Enquanto o Ministério Público entende que a liberdade de expressão não contempla a apologia da ruptura democrática, especialistas da área do direito veem necessidade de separar um conteúdo antidemocrático levado ao ato e uma ameaça real, ou seja, intenção ou planejamento para execução.

Para haver investigação e punição, dizem, é preciso haver crime —algo que não enxergam em faixas pró-golpe militar, por exemplo.

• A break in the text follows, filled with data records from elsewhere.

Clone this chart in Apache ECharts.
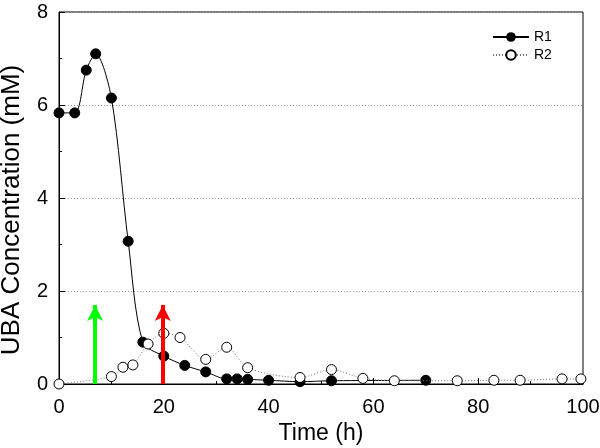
<!DOCTYPE html>
<html><head><meta charset="utf-8">
<script src="https://cdn.jsdelivr.net/npm/echarts@6/dist/echarts.min.js"></script>
<style>html,body{margin:0;padding:0;background:#fff}#c{width:600px;height:448px}</style>
</head><body><div id="c"></div>
<script>
const xTicks = [0, 20, 40, 60, 80, 100];
const yTicks = [0, 2, 4, 6, 8];
const r1Time = [0, 3, 5.2, 7, 10, 13.2, 16, 20, 24, 28, 32, 34, 36, 40, 46, 52, 70];
const r1Conc = [5.83, 5.83, 6.75, 7.1, 6.15, 3.07, 0.9, 0.6, 0.4, 0.26, 0.11, 0.11, 0.1, 0.08, 0.05, 0.07, 0.08];
const r2Time = [0, 10, 12.2, 14.1, 17, 20, 23.1, 28, 32, 36, 46, 52, 58, 64, 76, 83, 88, 96, 99.6];
const r2Conc = [0, 0.16, 0.36, 0.41, 0.86, 1.09, 1.0, 0.53, 0.79, 0.35, 0.14, 0.31, 0.12, 0.07, 0.07, 0.08, 0.08, 0.11, 0.11];
const arrowGreenX = 6.9, arrowRedX = 19.8, arrowTop = 1.7;

const font = 'Liberation Sans, Arial, sans-serif';
const chart = echarts.init(document.getElementById('c'));
chart.setOption({
  animation: false,
  grid: {left: 59, right: 17, top: 12, bottom: 64, show: true, borderColor: '#000', borderWidth: 1,
         containLabel: false, outerBoundsMode: 'none'},
  legend: {
    left: 487, top: 25, orient: 'vertical', itemGap: 4, itemWidth: 36, itemHeight: 12, padding: 5,
    textStyle: {fontFamily: font, fontSize: 14, color: '#000'},
    data: ['R1', 'R2']
  },
  graphic: [{
    type: 'text', x: 12, y: 210, rotation: Math.PI / 2,
    style: {text: 'UBA Concentration (mM)', fontFamily: font, fontSize: 26, fill: '#000',
            align: 'center', verticalAlign: 'middle'}
  }],
  xAxis: {
    type: 'value', min: 0, max: 100, interval: 20,
    name: 'Time (h)', nameLocation: 'middle', nameGap: 38,
    nameTextStyle: {fontFamily: font, fontSize: 23, color: '#000'},
    axisLine: {show: true, lineStyle: {color: '#000', width: 1}},
    axisTick: {show: true, inside: true, length: 6, lineStyle: {color: '#000'}},
    minorTick: {show: true, splitNumber: 2, length: 3, lineStyle: {color: '#000'}},
    axisLabel: {fontFamily: font, fontSize: 20, color: '#000', margin: 13,
      formatter: v => xTicks.includes(v) ? String(v) : ''},
    splitLine: {show: false}
  },
  yAxis: {
    type: 'value', min: 0, max: 8, interval: 2,
    axisLine: {show: true, lineStyle: {color: '#000', width: 1}},
    axisTick: {show: true, inside: true, length: 6, lineStyle: {color: '#000'}},
    minorTick: {show: true, splitNumber: 2, length: 3, lineStyle: {color: '#000'}},
    axisLabel: {fontFamily: font, fontSize: 20, color: '#000', margin: 11,
      formatter: v => yTicks.includes(v) ? String(v) : ''},
    splitLine: {show: true, lineStyle: {color: '#999', type: [1, 2], width: 1}}
  },
  series: [
    {
      name: 'R1', type: 'line', smooth: 0.3,
      data: r1Time.map((t, i) => [t, r1Conc[i]]),
      symbol: 'circle', symbolSize: 10,
      itemStyle: {color: '#000', borderColor: '#000'},
      lineStyle: {color: '#000', width: 1},
      z: 3,
      markLine: {
        silent: true, symbol: ['none', 'arrow'], symbolSize: [12, 16],
        label: {show: false},
        data: [
          [{coord: [arrowGreenX, 0], lineStyle: {color: '#00ff00', width: 4, type: 'solid'}, itemStyle: {color: '#00ff00'}},
           {coord: [arrowGreenX, arrowTop]}],
          [{coord: [arrowRedX, 0], lineStyle: {color: '#ff0000', width: 4, type: 'solid'}, itemStyle: {color: '#ff0000'}},
           {coord: [arrowRedX, arrowTop]}]
        ]
      }
    },
    {
      name: 'R2', type: 'line', smooth: 0.3,
      data: r2Time.map((t, i) => [t, r2Conc[i]]),
      symbol: 'circle', symbolSize: 10,
      itemStyle: {color: '#fff', borderColor: '#000', borderWidth: 1},
      lineStyle: {color: '#777', width: 1, type: [1, 2]},
      z: 4
    }
  ]
});
</script></body></html>
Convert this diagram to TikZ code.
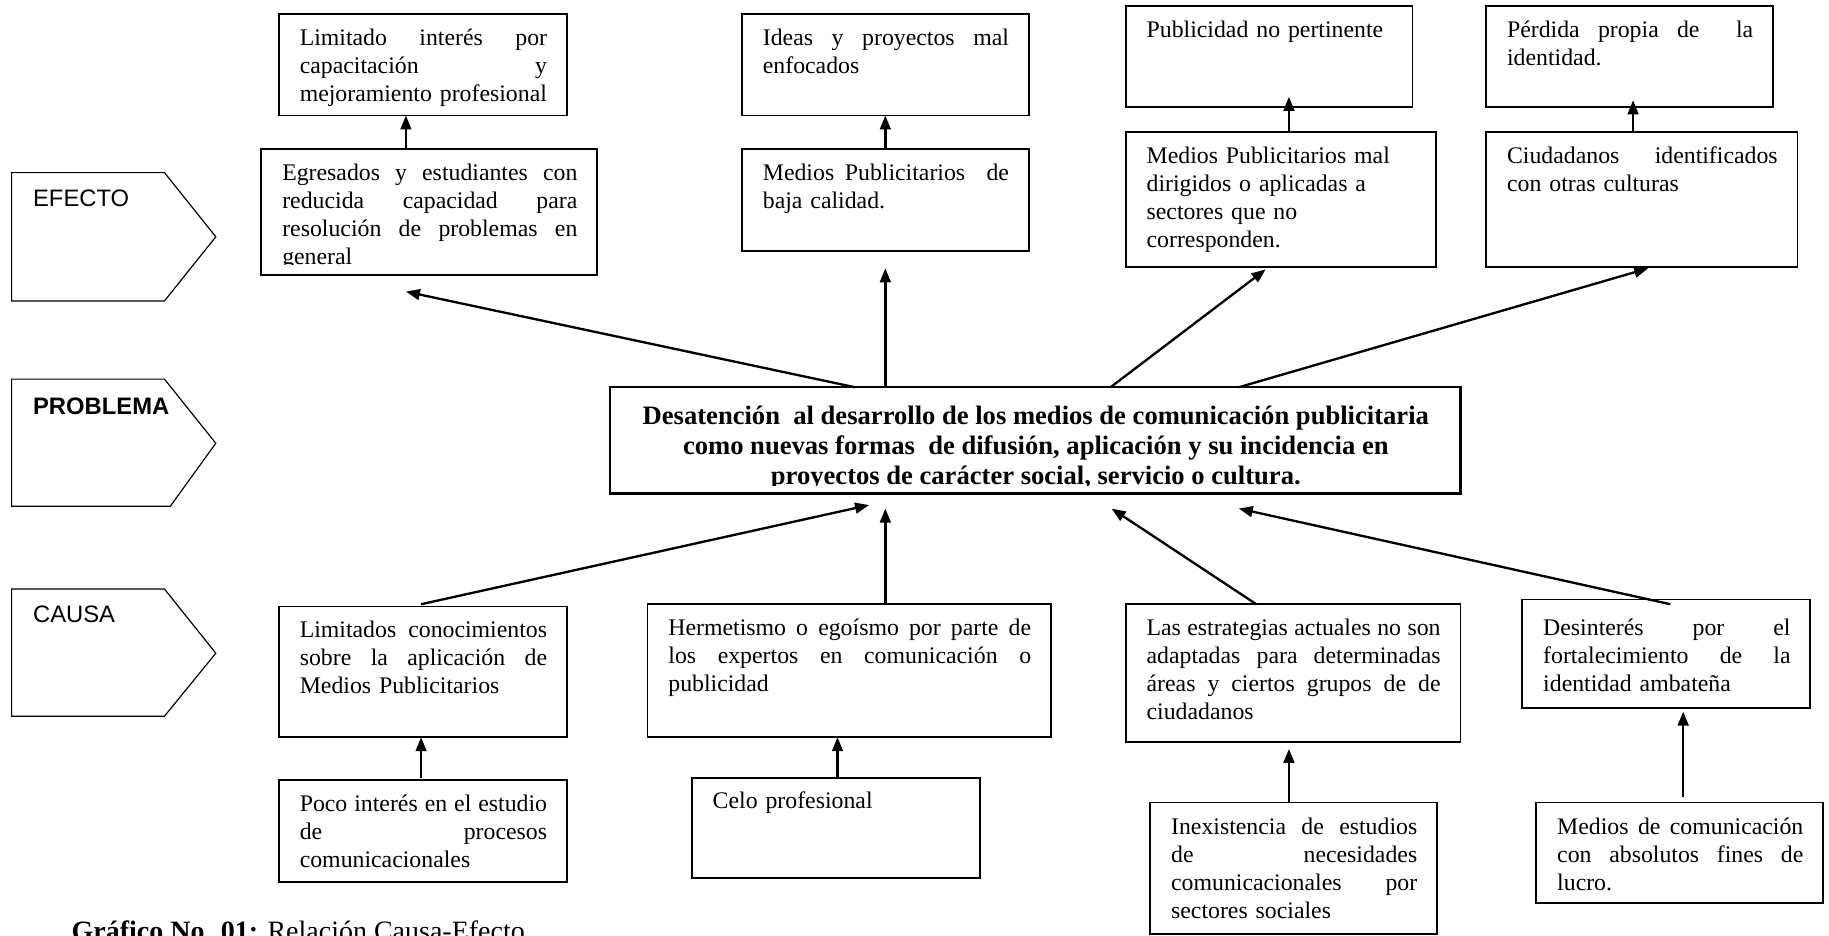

Sob essa ótica, concordam que policiais não devem removê-las.

​Victor Leahy, advogado e pesquisador do Grupo de Pesquisa sobre Liberdade de Expressão no Brasil da PUC-Rio, diz que o "arcabouço teórico de liberdade de expressão ainda não dispõe de soluções prontas" para os testes e crises atuais.

"O Estado deve evitar a supressão dos direitos fundamentais à crítica e à mobilização cívica com base em generalizações, conveniências ou mesmo especulações a respeito dos riscos envolvidos", diz.

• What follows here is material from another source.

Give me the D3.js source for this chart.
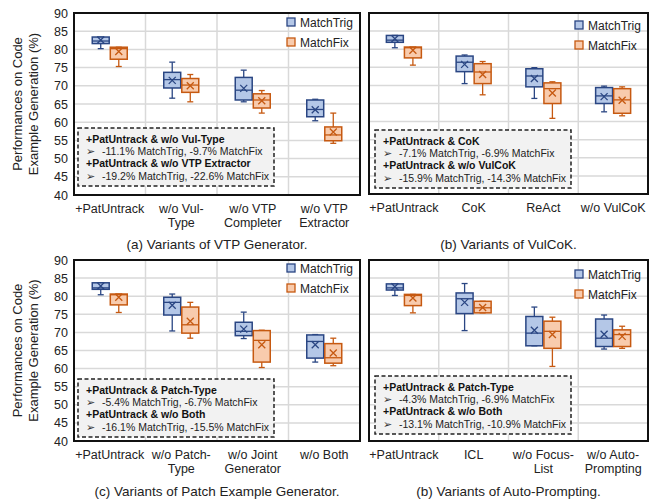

Segundo ele, a liberdade de expressão não protege incitação à violência ou à discriminação ou discurso de ódio. "Caso o poder público apure, com provas, que determinados manifestantes estão extrapolando os contornos de um discurso protegido e enveredando para atos de incitação à violência ou prática de ilegalidades, a restrição estatal será legítima."

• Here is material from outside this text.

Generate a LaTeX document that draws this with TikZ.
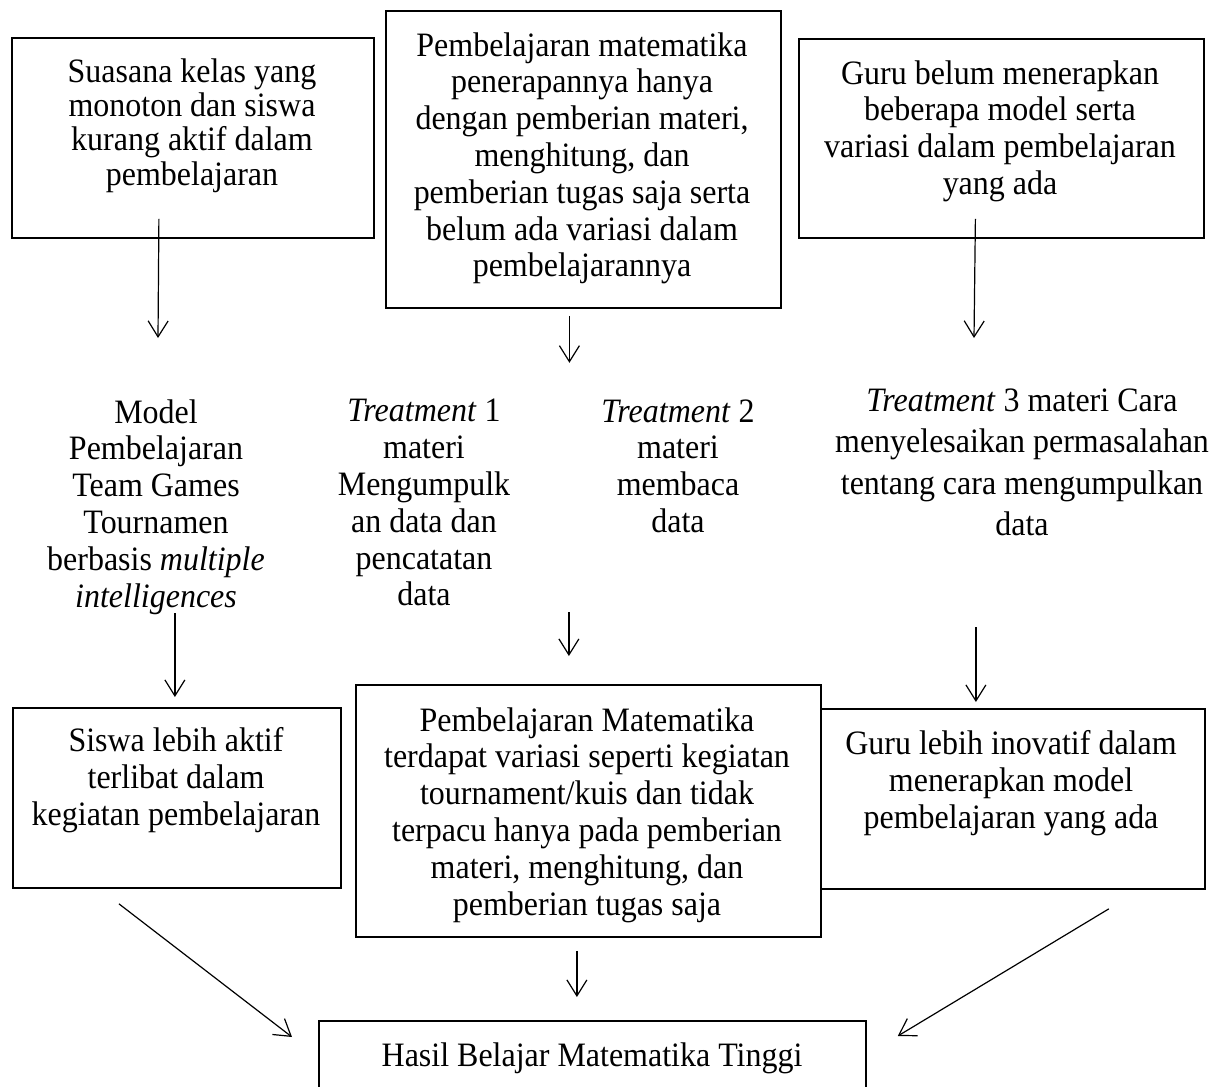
\documentclass[tikz,border=0pt]{standalone}
\usepackage{fontspec}
\setmainfont{Liberation Serif}[FakeStretch=0.935]
\usetikzlibrary{arrows, arrows.meta}
\usetikzlibrary{calc}

\tikzset{
  frame/.style={draw, line width=0.9pt, inner sep=0pt, anchor=north west},
  txt/.style={align=center, inner sep=0pt, anchor=north, font=\fontsize{17.1}{18.4}\selectfont},
  arr/.style={-{Straight Barb[length=8pt, width=10pt]}, line width=0.6pt}
}

\begin{document}
\begin{tikzpicture}[x=0.5pt, y=-0.5pt]
      \useasboundingbox (0,0) rectangle (1230,1086);
      \clip (0,0) rectangle (1230,1086);

      \node[frame, minimum width=181pt, minimum height=100pt] (sa) at (11,37) {};
      \node[frame, minimum width=197.5pt, minimum height=148.5pt] (sb) at (385,10) {};
      \node[frame, minimum width=202.5pt, minimum height=99.5pt] (sc) at (798,38) {};
      \node[frame, minimum width=164pt, minimum height=90pt] (sd) at (12,707) {};
      \node[frame, minimum width=232.5pt, minimum height=126pt] (se) at (355,684) {};
      \node[frame, minimum width=192pt, minimum height=90pt] (sf) at (820,708) {};
      \node[frame, minimum width=273.5pt, minimum height=40pt] (sg) at (318,1020) {};

      \node[txt, font=\fontsize{17.1}{17.2}\selectfont] (saT) at (192,58) {Suasana kelas yang\\monoton dan siswa\\kurang aktif dalam\\pembelajaran};
      \node[txt] (sbT) at (582,32) {Pembelajaran matematika\\penerapannya hanya\\dengan pemberian materi,\\menghitung, dan\\pemberian tugas saja serta\\belum ada variasi dalam\\pembelajarannya};
      \node[txt] (scT) at (1000,60) {Guru belum menerapkan\\beberapa model serta\\variasi dalam pembelajaran\\yang ada};

      \node[txt] (model) at (156,399) {Model\\Pembelajaran\\Team Games\\Tournamen\\berbasis \textit{multiple}\\\textit{intelligences}};
      \node[txt] (tr1) at (424,399) {\textit{Treatment} 1\\materi\\Mengumpulk\\an data dan\\pencatatan\\data};
      \node[txt] (tr2) at (678,399) {\textit{Treatment} 2\\materi\\membaca\\data};
      \node[txt, font=\fontsize{17.1}{20.8}\selectfont] (tr3) at (1022,388) {\textit{Treatment} 3 materi Cara\\menyelesaikan permasalahan\\tentang cara mengumpulkan\\data};

      \node[txt] (sdT) at (176,727) {Siswa lebih aktif\\terlibat dalam\\kegiatan pembelajaran};
      \node[txt] (seT) at (587,707) {Pembelajaran Matematika\\terdapat variasi seperti kegiatan\\tournament/kuis dan tidak\\terpacu hanya pada pemberian\\materi, menghitung, dan\\pemberian tugas saja};
      \node[txt] (sfT) at (1011,730) {Guru lebih inovatif dalam\\menerapkan model\\pembelajaran yang ada};
      \node[txt] (sgT) at (592,1042) {Hasil Belajar Matematika Tinggi};

      \draw[arr] ($(sa.south)+(-34,-20)$) -- ($(model.north)+(2,-61)$);
      \draw[arr] ($(sb.south)+(-14,7)$) -- ++(0,47);
      \draw[arr] ($(sc.south)+(-26,-20)$) -- ($(tr3.north)+(-48,-50)$);

      \draw[arr] ($(sd.north)+(-2,-94)$) -- ($(sd.north)+(-2,-10)$);
      \draw[arr] ($(se.north)+(-19.5,-72)$) -- ($(se.north)+(-19.5,-28)$);
      \draw[arr] ($(sf.north)+(-37,-81)$) -- ($(sf.north)+(-37,-6)$);

      \draw[arr] ($(sd.south)+(-58,15)$) -- ($(sg.north west)+(-26,17)$);
      \draw[arr] ($(se.south)+(-11.5,13)$) -- ($(sg.north)+(-15.5,-23)$);
      \draw[arr] ($(sf.south)+(96,19)$) -- ($(sg.north east)+(31,16)$);
    \end{tikzpicture}
\end{document}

Leahy se soma a um alerta do professor de direito Leonardo Rosa, da UFLA (Universidade Federal de Lavras), de que um precedente na investigação de atos antidemocráticos possa ser usado de forma perigosa no futuro.

"Há um grupo de financiamento de oposição às instituições democráticas a ser esclarecido. Mas algumas coisas que esses grupos fazem são lícitas", diz Rosa. "Uma faixa que peça intervenção militar não é uma forma de ameaça, é uma manifestação política legítima."

"Não há contradição em ter uma opinião antidemocrática e ser lícito apresentá-la numa democracia. O limite [para a ação da polícia] fica por conta de atos de violência na rua", acrescenta.

Para o docente, a manifestação política de policiais da ativa não é aceitável. Ele não antevê, contudo, possível confusão no ato. "Há um histórico significativo de a polícia agir com violência sem justificativa, mas a polícia é muito mais tolerante com manifestações da direita do que da esquerda", diz.